The number of people, and especially young people, who enroll in the exchanges will ultimately determine how these retirees entering the system will affect insurance costs, Pipes said.

The Obama administration is hoping to get about 7 million people total, and 2.7 million people under the age of 35, to enroll in the exchanges to make the insurance pool big enough to keep premium costs down and the exchanges viable.

Obamacare’s structure further amplifies the costs of these older retirees for younger insurance buyers, Haislmaier and Matthews said, which could make it even harder for the government to get younger people to enroll.

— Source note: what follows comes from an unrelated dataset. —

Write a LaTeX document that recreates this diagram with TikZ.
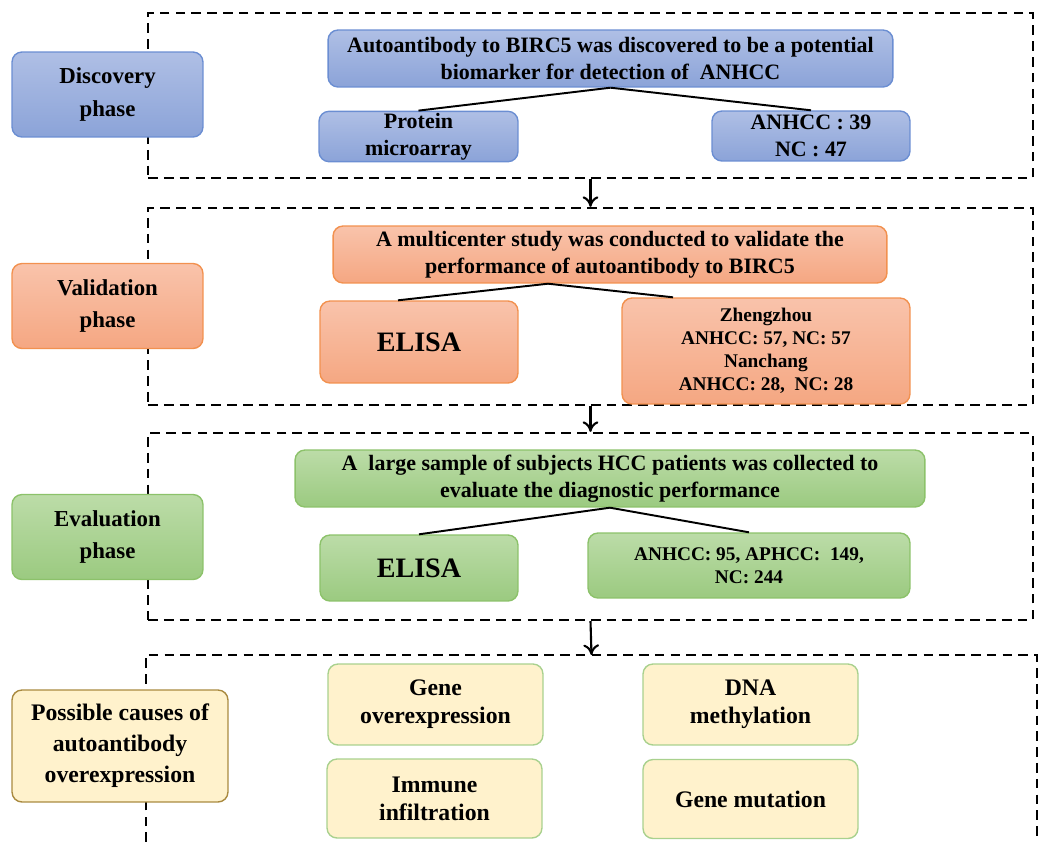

The market-set ratio of premium costs for people in their early 60s to people in their 20s is about five to one, according to Haislmaier and Matthews. However, Obamacare mandates that this ratio be no more than three to one, meaning that while insurance for older people is slightly lower than what it would be in an unregulated system, younger people pay more to compensate.

Premiums likely will not rise in the first year because of the influx of young retirees, Matthews said, but the conditions are set for premiums to "skyrocket."

While there are not many cities in as dire straits as Detroit, cities across the country are being squeezed by pension and healthcare liabilities, said Ted Dabrowski, vice president for policy at the Illinois Policy Institute.

"They are going to look at how they can pass costs on to the federal government and reduce pressure on their own budgets," Dabrowski said.

If Chicago and Detroit are successful in unloading their liabilities, many other cities and states could quickly follow, Matthews and Biggs predicted.

"I don’t just think it’s going to be the Detroits of the world that are going to do it. … It either makes sense or it doesn’t make sense," Biggs said.

Matthews noted that the federal government was expecting some of this kind of cost shift from the local to the federal level but not nearly what could be coming.

The biggest barrier for cities and states to make this shift will be contractual obligations, Biggs and Haislmaier said.

"The legal protections for retiree benefits are not as strong as pension benefits," Biggs said.

Cities could simply try to buy their retirees out of their current contracts in order to push them onto the exchanges, offering cash to pay for the part of the insurance that the federal subsidies do not cover, Haislmaier suggested.

However, it is unclear how the retirees will respond to these changes.

Chicago workers are suing to block Emanuel’s proposal to push them onto the federal exchanges.